## Directions for this task
Starting with the line that contains "Output the web" and stopping after the line that contains "const yTitle = 'Length of stem [cm]';", output every line exactly as it stands.

Plotting code records
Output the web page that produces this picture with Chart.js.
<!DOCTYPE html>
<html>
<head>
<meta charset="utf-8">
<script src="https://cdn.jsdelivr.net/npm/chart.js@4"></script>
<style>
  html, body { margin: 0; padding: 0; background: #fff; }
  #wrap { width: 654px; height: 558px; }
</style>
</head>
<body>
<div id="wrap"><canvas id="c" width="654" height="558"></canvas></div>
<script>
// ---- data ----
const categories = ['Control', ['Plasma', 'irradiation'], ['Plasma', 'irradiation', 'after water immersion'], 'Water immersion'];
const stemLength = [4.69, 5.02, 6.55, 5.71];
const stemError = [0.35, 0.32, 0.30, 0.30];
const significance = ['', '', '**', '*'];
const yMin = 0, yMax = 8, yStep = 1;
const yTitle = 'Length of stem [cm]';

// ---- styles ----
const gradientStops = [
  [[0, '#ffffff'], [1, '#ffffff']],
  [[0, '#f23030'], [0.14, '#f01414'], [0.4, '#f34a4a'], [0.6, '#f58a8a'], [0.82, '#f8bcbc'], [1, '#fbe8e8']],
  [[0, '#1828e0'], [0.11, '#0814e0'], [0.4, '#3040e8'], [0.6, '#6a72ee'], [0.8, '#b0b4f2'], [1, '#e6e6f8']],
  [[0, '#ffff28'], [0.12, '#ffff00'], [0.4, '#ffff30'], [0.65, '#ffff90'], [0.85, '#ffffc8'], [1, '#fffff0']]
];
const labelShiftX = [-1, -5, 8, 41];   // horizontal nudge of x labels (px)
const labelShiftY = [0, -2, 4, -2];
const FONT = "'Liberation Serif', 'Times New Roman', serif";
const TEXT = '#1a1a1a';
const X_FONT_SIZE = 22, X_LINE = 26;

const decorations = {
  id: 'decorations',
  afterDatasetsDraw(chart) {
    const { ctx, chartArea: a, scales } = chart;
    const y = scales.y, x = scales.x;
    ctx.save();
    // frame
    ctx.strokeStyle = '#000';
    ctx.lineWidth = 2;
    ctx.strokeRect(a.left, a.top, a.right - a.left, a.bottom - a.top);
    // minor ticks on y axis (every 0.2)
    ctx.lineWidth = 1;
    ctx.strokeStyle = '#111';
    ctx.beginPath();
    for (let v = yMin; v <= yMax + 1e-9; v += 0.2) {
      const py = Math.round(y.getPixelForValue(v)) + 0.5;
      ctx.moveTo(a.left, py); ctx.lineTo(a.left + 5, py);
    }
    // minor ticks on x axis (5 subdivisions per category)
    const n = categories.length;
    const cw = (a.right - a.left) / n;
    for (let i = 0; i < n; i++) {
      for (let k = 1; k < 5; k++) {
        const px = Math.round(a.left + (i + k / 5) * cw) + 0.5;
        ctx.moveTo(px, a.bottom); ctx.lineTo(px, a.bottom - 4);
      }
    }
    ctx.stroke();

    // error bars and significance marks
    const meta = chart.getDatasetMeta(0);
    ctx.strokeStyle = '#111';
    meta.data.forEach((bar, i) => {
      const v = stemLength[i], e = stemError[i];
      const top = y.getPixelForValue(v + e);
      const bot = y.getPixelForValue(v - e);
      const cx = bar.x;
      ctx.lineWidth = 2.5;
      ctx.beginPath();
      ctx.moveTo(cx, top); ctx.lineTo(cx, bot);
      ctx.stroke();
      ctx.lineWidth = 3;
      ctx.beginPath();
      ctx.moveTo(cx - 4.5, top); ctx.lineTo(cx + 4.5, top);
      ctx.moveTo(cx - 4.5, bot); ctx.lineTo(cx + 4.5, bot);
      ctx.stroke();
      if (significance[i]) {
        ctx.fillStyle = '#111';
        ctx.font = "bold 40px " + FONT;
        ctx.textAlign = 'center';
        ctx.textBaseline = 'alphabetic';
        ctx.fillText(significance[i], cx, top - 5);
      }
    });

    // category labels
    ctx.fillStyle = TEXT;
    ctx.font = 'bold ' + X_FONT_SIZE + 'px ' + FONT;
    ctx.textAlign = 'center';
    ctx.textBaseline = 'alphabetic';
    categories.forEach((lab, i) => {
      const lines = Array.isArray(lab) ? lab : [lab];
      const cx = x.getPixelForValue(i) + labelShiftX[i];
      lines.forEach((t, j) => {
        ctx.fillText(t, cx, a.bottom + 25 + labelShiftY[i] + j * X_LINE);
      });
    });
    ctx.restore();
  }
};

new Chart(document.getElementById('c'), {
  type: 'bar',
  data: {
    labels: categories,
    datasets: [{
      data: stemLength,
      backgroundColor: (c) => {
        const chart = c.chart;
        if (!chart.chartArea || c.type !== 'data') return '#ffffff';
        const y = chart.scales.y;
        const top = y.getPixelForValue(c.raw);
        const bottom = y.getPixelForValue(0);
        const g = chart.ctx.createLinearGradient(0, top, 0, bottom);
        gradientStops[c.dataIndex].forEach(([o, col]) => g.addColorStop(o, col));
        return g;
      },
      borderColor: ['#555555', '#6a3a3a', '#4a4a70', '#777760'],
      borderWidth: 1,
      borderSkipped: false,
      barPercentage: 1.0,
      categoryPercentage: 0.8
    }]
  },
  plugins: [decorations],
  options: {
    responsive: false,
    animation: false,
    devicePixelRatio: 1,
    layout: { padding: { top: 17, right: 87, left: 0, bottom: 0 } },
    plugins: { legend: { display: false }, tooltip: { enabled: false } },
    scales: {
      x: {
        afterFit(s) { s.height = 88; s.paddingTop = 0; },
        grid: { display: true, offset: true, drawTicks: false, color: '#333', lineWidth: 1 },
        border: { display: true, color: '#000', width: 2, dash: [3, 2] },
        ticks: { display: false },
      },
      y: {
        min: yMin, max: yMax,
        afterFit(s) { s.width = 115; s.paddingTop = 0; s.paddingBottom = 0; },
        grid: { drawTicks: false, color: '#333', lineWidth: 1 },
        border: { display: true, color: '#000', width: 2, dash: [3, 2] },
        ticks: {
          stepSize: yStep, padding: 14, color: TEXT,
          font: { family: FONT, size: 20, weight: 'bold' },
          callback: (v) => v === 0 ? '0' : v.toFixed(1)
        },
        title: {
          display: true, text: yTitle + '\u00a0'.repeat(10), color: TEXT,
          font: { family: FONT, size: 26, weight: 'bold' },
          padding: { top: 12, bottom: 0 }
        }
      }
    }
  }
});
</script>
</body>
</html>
...
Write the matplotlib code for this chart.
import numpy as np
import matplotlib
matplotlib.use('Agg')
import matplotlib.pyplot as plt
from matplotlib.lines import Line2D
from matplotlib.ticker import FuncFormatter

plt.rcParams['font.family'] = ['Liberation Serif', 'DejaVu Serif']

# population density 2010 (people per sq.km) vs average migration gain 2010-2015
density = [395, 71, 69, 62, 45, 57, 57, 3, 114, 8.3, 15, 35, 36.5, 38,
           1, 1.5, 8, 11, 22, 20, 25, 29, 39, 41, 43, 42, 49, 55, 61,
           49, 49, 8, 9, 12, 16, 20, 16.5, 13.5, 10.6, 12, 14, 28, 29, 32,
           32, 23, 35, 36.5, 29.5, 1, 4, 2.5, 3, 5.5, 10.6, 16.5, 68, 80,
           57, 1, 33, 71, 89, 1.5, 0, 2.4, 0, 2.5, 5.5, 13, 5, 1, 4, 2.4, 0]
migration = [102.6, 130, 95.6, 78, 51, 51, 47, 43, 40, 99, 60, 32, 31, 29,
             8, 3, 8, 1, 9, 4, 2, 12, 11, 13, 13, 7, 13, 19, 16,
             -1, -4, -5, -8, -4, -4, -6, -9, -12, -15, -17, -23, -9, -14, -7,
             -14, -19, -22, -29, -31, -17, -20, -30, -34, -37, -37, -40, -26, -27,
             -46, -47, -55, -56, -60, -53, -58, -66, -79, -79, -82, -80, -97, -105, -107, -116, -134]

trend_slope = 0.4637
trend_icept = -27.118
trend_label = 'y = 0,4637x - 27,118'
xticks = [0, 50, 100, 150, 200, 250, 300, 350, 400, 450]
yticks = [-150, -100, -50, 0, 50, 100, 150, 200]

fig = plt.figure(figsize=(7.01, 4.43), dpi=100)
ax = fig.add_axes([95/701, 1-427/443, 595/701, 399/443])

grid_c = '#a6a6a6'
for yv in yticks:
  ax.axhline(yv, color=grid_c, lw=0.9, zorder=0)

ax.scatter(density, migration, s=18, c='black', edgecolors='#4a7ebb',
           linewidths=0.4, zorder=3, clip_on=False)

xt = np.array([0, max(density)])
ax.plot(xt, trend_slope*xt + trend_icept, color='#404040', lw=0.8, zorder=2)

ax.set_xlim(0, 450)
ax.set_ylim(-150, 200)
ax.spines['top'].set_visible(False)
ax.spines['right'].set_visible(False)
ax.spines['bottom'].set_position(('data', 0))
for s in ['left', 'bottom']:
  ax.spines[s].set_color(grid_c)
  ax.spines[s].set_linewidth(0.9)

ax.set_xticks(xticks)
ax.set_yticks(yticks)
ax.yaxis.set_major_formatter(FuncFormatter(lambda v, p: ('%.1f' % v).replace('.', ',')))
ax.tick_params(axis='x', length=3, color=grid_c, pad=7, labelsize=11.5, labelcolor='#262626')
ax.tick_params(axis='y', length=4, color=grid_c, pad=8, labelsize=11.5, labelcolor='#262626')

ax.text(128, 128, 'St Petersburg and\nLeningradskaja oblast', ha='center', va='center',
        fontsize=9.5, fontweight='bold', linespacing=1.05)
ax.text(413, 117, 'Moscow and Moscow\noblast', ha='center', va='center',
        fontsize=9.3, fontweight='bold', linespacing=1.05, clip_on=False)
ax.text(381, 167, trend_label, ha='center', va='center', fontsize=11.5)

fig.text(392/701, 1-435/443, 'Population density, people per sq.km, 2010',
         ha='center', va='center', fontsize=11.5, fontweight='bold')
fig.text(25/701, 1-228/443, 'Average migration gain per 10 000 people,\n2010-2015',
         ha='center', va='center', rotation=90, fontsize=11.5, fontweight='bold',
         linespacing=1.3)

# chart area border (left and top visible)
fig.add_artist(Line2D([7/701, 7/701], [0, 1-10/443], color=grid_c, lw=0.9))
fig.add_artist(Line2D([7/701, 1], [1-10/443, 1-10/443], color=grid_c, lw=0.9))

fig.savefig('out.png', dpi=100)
---
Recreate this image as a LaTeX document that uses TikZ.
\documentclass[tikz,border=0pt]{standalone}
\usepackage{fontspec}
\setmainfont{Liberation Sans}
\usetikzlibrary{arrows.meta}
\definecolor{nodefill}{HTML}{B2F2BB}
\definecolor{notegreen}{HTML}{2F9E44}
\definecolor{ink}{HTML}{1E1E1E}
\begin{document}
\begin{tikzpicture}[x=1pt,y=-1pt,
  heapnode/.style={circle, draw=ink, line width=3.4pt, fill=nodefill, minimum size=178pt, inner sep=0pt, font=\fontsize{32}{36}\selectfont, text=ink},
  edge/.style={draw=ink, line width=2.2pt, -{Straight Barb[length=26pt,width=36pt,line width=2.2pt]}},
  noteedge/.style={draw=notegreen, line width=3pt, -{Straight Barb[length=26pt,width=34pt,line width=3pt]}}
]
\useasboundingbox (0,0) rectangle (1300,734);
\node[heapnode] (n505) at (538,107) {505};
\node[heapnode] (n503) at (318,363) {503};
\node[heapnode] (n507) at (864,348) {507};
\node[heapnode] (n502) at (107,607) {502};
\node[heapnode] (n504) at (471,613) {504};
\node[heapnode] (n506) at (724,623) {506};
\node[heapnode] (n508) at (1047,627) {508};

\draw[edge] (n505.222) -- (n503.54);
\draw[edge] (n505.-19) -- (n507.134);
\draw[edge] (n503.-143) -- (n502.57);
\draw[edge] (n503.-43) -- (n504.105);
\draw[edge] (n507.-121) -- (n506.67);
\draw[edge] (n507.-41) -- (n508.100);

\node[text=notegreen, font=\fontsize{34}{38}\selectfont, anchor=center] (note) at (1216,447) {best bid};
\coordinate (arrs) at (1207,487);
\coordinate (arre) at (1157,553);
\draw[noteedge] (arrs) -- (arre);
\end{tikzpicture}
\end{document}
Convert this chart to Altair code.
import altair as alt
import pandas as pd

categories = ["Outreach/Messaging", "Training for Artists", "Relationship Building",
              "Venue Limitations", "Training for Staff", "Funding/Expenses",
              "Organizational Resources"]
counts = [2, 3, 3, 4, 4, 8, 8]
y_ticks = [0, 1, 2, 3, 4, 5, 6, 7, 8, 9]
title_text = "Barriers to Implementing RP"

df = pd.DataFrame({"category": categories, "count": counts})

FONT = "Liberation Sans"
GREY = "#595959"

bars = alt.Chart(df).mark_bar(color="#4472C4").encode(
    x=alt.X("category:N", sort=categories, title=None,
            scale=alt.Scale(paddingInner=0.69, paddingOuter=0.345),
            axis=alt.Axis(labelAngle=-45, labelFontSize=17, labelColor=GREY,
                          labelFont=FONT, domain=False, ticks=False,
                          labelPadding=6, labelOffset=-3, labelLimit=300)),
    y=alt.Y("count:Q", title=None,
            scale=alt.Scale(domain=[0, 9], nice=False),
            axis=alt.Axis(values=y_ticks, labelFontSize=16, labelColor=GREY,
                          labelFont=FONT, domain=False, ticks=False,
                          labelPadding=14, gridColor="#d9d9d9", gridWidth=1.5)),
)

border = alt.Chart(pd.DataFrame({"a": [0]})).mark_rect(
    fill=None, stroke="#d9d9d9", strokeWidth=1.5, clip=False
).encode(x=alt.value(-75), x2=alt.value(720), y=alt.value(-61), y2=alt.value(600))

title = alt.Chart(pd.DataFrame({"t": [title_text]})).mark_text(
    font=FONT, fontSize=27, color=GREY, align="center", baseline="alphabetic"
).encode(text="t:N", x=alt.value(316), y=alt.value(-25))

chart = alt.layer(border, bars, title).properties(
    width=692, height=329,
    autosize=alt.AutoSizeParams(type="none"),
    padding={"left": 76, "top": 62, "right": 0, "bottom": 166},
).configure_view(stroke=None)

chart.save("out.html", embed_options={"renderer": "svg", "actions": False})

## The answer
Output the web page that produces this picture with Chart.js.
<!DOCTYPE html>
<html>
<head>
<meta charset="utf-8">
<script src="https://cdn.jsdelivr.net/npm/chart.js@4"></script>
<style>
  html, body { margin: 0; padding: 0; background: #fff; }
  #wrap { width: 654px; height: 558px; }
</style>
</head>
<body>
<div id="wrap"><canvas id="c" width="654" height="558"></canvas></div>
<script>
// ---- data ----
const categories = ['Control', ['Plasma', 'irradiation'], ['Plasma', 'irradiation', 'after water immersion'], 'Water immersion'];
const stemLength = [4.69, 5.02, 6.55, 5.71];
const stemError = [0.35, 0.32, 0.30, 0.30];
const significance = ['', '', '**', '*'];
const yMin = 0, yMax = 8, yStep = 1;
const yTitle = 'Length of stem [cm]';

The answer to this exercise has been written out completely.